Topic modeling is the process of identifying topics in a set of documents. This can be useful for search engines, customer service automation, and any other instance where knowing the topics of documents is important. There are multiple methods of going about doing this. The most commonly used is Latent Dirichlet Allocation. The LDA builds a topic per document model and words per topic model, modeled as Dirichlet distributions. For an introduction to Topic Model and LDA please check out this link.
We use the LDA algorithm to correctly distinguish between four groups presented in four different books: Twenty Thousand Leagues Under the Sea The War of the World Pride and Prejudice Wuthering Heights
All these books can be obtained using the R library gutenbergr which is able to search and download public domain text, as explained in the code below.
library(gutenbergr)
library(tidytext)
library(stringr)
library(topicmodels)
library(dplyr)
library(tidyr)
titles <- c("Twenty Thousand Leagues under the Sea", "The War of the Worlds",
"Pride and Prejudice", "Wuthering Heights")
books <- gutenberg_works(title %in% titles) %>%
gutenberg_download(meta_fields = "title") # download the metafiles associated to the titles
Now that we downloaded the boooks we can read them in different chapters.
# Different chapters
by_chapter = books %>%
group_by(title) %>%
mutate(chapter = cumsum(str_detect(text, regex("^chapter ", ignore_case = TRUE)))) %>% # ignore the word chapter
ungroup() %>%
filter(chapter > 0) %>%
unite(document, title, chapter) # merge documents by chapter
# Use unnest_tokens() to separate chapters into words, then remove stop_words and split chapters into words
by_chapter_word = by_chapter %>%
unnest_tokens(word, text)
# Find document-word counts per chapter
word_counts = by_chapter_word %>%
anti_join(stop_words) %>%
count(document, word, sort = TRUE) %>%
ungroup()
# Create a Document Term Matrix(dtm) of word count
chapters_dtm <- word_counts %>%
cast_dtm(document, word, n)
Now, we are ready to implement the LDA algorithm, and we use K=4 in order to find the four most important topics. From the chapters_dtm above we can see that we are dealing with 168 documents and 17373 terms with a sparcity of 97%.
# We use k=4 as we have 4 books thus 4 distinct themes
chapters_lda <- LDA(chapters_dtm, k = 4, control = list(seed = 1234))
# Examine per-topic-per-word probabilities.
chapter_topics <- tidy(chapters_lda, matrix = "beta")

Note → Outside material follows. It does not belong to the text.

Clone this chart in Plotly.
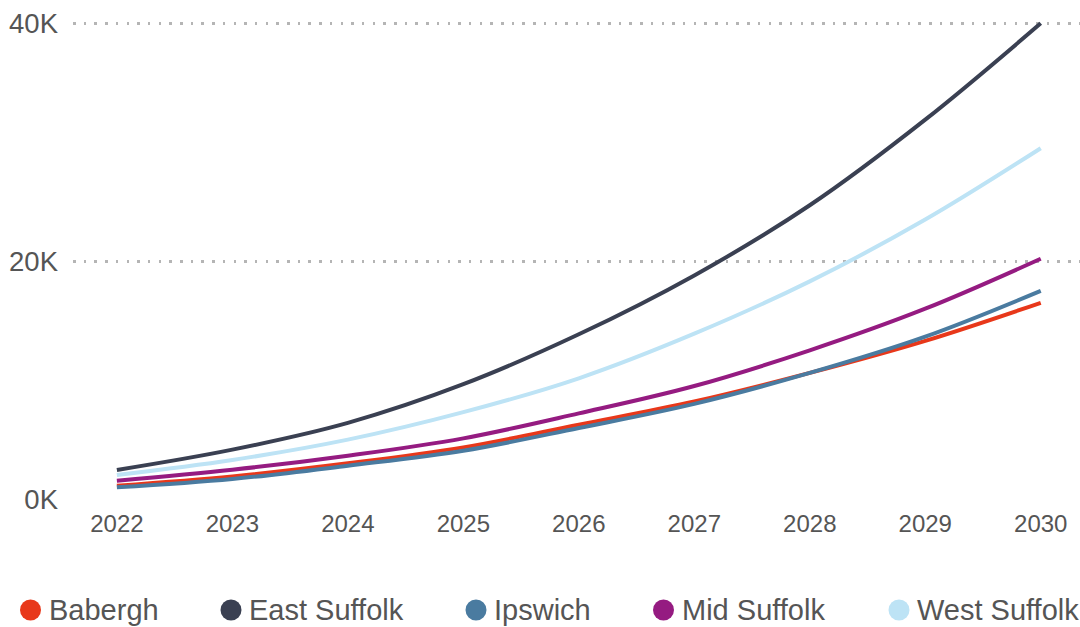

# Find top 10 terms for each topic
top_terms <- chapter_topics %>%
group_by(topic) %>%
top_n(10, beta) %>%
ungroup() %>%
arrange(topic, -beta)
At this point, having the top 10 terms per topic we can plot them.
library(ggplot2)
top_terms %>%
mutate(term = reorder(term, beta)) %>%
ggplot(aes(term, beta, fill = factor(topic))) +
geom_col(show.legend = FALSE) +
facet_wrap(~ topic, scales = "free") +
coord_flip()
As we can see from the figure above, the Topic 3 contains lots of words related to the book Twenty Thousand Leagues Under the Sea. We can conclude the same for Topic 4 which contains words strongly related to the book Pride and Prejudice. The Topic 2 has words related to the book The War of the World. Finally, the Topic 1 is strongly related to the book Wuthering Heights.
This result tells us that LDA was able to find four distinct topics that reflect the character of the books examined. In order to have a better understanding of the reliability of the LDA we can calculate the association (gamma) of the topic with each document.
# Which topics are associated with each document
chapters_gamma = tidy(chapters_lda, matrix = "gamma")
chapters_gamma = chapters_gamma %>%
separate(document, c("title", "chapter"), sep = "_", convert = TRUE)
chapters_gamma %>%
mutate(title = reorder(title, gamma * topic)) %>%
ggplot(aes(factor(topic), gamma)) +
geom_boxplot() +
facet_wrap(~ title)
This assessment assures us that the four books were uniquely identified as a single topic. In fact, all the four books (and their related chapters) are uniquely identified by a single and distinct topic,as we can see from the figure above.